What I really liked about this book (besides the fun plot and brotherly interplay) is that, for all its supernatural occurrences, the book is rooted firmly in the real world. Family problems; issues at school; fear of Halloween haunted houses--these are all very real and obviously have a huge impact on kids. Adding the creeping (and creepy) mushrooms underscores Eric and Mandy's realities.
The same could be said of this book.
The Mostly True Story of Jack by Kelly Barnhill. How great is that cover?? And yes, it fits the story. I love this novel's epigraph: "There is no utter truth or utter falsehood in this world. There is only mostly. Which part of mostly you choose to accept, well, that much is up to you."
Jack's family is falling apart. His parents are splitting up, and he's become nearly invisible to them. To make things easier (for them, not for Jack), they're shipping him off to his aunt and uncle in Hazelwood, Iowa. Could things possibly get any worse?

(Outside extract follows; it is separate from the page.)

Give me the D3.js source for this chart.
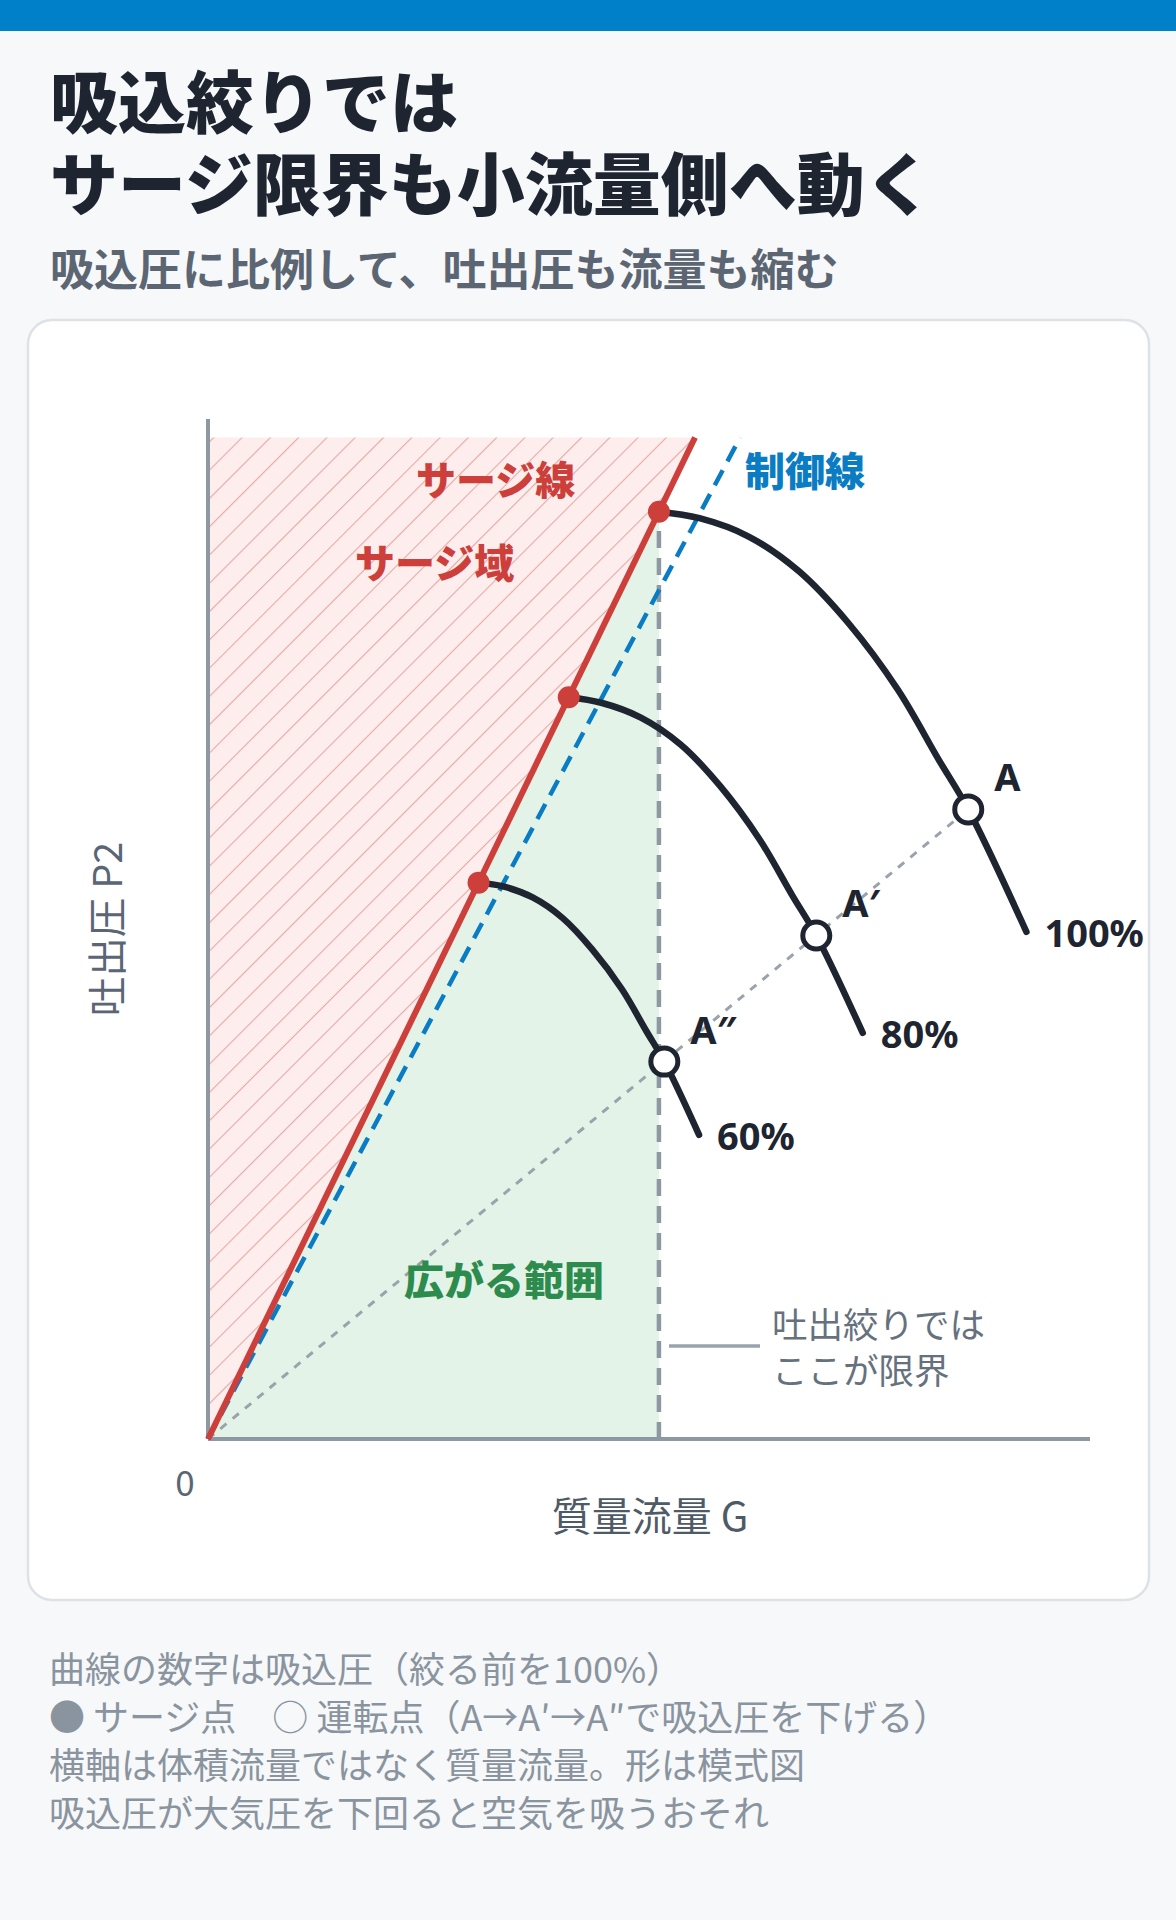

Well, yes. There's Clayton Avery, the town bully. And Clayton's father, who is every bit as bad--and maybe worse--than Clayton. But there's also Wendy and Anders, and his peculiar aunt and uncle who nevertheless seem to like him--at least he's not invisible anymore. But with weird, unsettling things happening at his aunt and uncle's house, and a mysterious deserted schoolhouse with decidedly unusual properties, maybe being invisible isn't so bad after all.
Like The Tanglewood Terror, the supernatural elements in The Mostly True Story of Jack serve to underscore the all-too-real things that are happening to Jack and his friends. Kids will enjoy the books, a but don't rule out grown-ups reading them too, with a different appreciation.